Mike worked for Bob Lee who was a cattleman and raised cutting horses. Although, just a few short years later, Mike found himself working another ranch for his dad while finishing high school. Still a teen, Mike began showing cutting Horses, enter Junior Rodeo and High School Youth Rodeo.
Buddy Major, Mike's father and a top professional calf roper and rancher, shared his skills with his son. Mike, who still team ropes today, roped professionally for a few years and spent 14 years riding bulls and saddle broncs. Throughout the 1990s, he competed in ranch rodeos and by 2002 had focused on working cow-horse competition, followed by ranch-horse versatility events.
In 1990, Mike purchased the old Flying A Ranch, which Gene Autry once owned. There, Mike and wife Holly who he married in 2000 operate the Major Cattle Company, which includes about 1,000 yearlings and a horse-breeding operation, as well as the mother-cow herd on their Belen, New Mexico, ranch.
Mike continues the legacy and traditions founded by his grandfather breeding superb cow-horses through bloodline and breeding program with a Leo- and Three Chicks-bred stallion, followed by a Mito Bars-bred horse and later a stallion with Beduino, Rebel Cause and Truckle Feature bloodlines.
The Major stallion line-up currently includes Smart Whiskey Doc, the 2006 American Quarter Horse Association Select World Champion Working Cow Horse and 2003 Open High-Point Ranch Horse Versatility Stallion, and Love A Little Devil and RPM Mr Stylish, who both have National Cutting Horse Association money-earnings, as well as AQHA points. Most recently, an own son of Shining Spark out of a Little Peppy mare has been added to the line-up.

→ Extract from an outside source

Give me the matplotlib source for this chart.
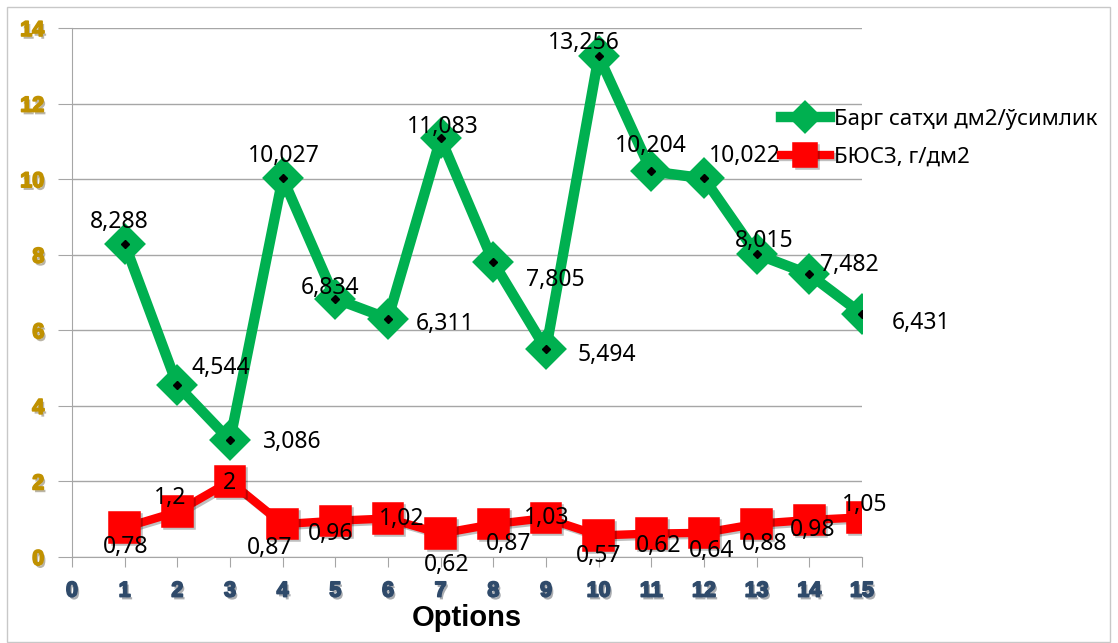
import matplotlib.pyplot as plt
import matplotlib.patheffects as pe
from matplotlib.patches import Rectangle

plt.rcParams['font.family'] = ['Noto Sans', 'DejaVu Sans']

options = list(range(1, 16))
leaf_area = [8.288, 4.544, 3.086, 10.027, 6.834, 6.311, 11.083, 7.805,
             5.494, 13.256, 10.204, 10.022, 8.015, 7.482, 6.431]
bjuz = [0.78, 1.2, 2, 0.87, 0.96, 1.02, 0.62, 0.87,
        1.03, 0.57, 0.62, 0.64, 0.88, 0.98, 1.05]
leaf_label = 'Барг сатҳи дм2/ўсимлик'
bjuz_label = 'БЮСЗ, г/дм2'

# label offsets in pixels (placement only)
green_off = [(-5, 22), (43, 17), (62, -2), (1, 22), (-5, 11), (57, -5), (2, 11), (62, -18),
             (61, -6), (-15, 13), (0, 25), (41, 22), (8, 13), (40, 9), (59, -9)]
red_off = [(1, -19), (-7, 14), (0, -2), (-13, -24), (-5, -13), (14, -1), (6, -31), (15, -20),
           (1, 0), (0, -21), (7, -12), (8, -18), (8, -20), (3, -10), (3, 12)]

green = '#00b050'
red = '#ff0000'
gold = '#c09100'
navy = '#2f4a6a'
bold_font = ['Liberation Sans', 'DejaVu Sans']


def tick_fx(col):
    return [pe.SimplePatchShadow(offset=(1.5, -2), alpha=0.35),
            pe.Stroke(linewidth=1.2, foreground=col), pe.Normal()]


fig = plt.figure(figsize=(11.18, 6.43), dpi=100)
ax = fig.add_axes([72/1118, 86/643, 790/1118, 529/643])

fig.patches.append(Rectangle((7/1118, 1/643), 1103/1118, 635/643, transform=fig.transFigure,
                             fill=False, edgecolor='#c8c8c8', linewidth=1))

ax.plot(options, leaf_area, color=green, linewidth=7.5, marker='D', markersize=17,
        markerfacecolor=green, markeredgecolor=green, markeredgewidth=4,
        solid_joinstyle='round', label=leaf_label, zorder=3)
ax.plot(options, leaf_area, linestyle='none', marker='D', markersize=4.5,
        color='black', zorder=4)
ax.plot(options, bjuz, color=red, linewidth=6, marker='s', markersize=19,
        markerfacecolor=red, markeredgecolor=red, markeredgewidth=4,
        label=bjuz_label, zorder=3,
        path_effects=[pe.SimpleLineShadow(offset=(1.5, -1.5), alpha=0.25), pe.Normal()])

for x, v, off in zip(options, leaf_area, green_off):
    ax.annotate(f'{v:.3f}'.replace('.', ','), (x, v), xytext=off, textcoords='offset pixels',
                ha='center', va='center', fontsize=16.5, zorder=5)
for x, v, off in zip(options, bjuz, red_off):
    s = f'{v:g}'.replace('.', ',')
    ax.annotate(s, (x, v), xytext=off, textcoords='offset pixels',
                ha='center', va='center', fontsize=16.5, zorder=5)

ax.set_xlim(0, 15)
ax.set_ylim(0, 14)
xt = list(range(0, 16))
yt = list(range(0, 15, 2))
ax.set_xticks(xt, [str(t) for t in xt], fontsize=15.5, fontweight='bold', family=bold_font,
              color=navy, path_effects=tick_fx(navy))
ax.set_yticks(yt, [str(t) for t in yt], fontsize=15.5, fontweight='bold', family=bold_font,
              color=gold, path_effects=tick_fx(gold))
ax.grid(axis='y', color='#a6a6a6', linewidth=1)
ax.set_axisbelow(True)
for s in ['top', 'right']:
    ax.spines[s].set_visible(False)
for s in ['left', 'bottom']:
    ax.spines[s].set_color('#a6a6a6')
ax.tick_params(axis='y', length=10, color='#a6a6a6', pad=10)
ax.tick_params(axis='x', length=7, color='#a6a6a6', pad=10)

ax.set_xlabel('Options', fontsize=21, fontweight='bold', family=bold_font, labelpad=2)

ax.legend(loc='upper left', bbox_to_anchor=(772/1118, 1 - 100/643), bbox_transform=fig.transFigure,
          frameon=False, fontsize=16, handlelength=2.2, handletextpad=0.2, labelspacing=0.75,
          markerscale=0.75, borderaxespad=0)

fig.savefig('out.png', dpi=100)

Mike in addition to the TEN GRAND prize money as the “Great American Horseman,” of The Project Cowboy will also receive a Martin trophy Saddle, Gist trophy buckle, as well as an invitation to appear at the 2011 Road to the Horse Legends World Championship and 2011 Extreme Mustang Makeover Events in addition to other major equine events and expos. Congratulations to Mike for his true superb horsemanship and the many contestants who participated in the Project Cowboy event.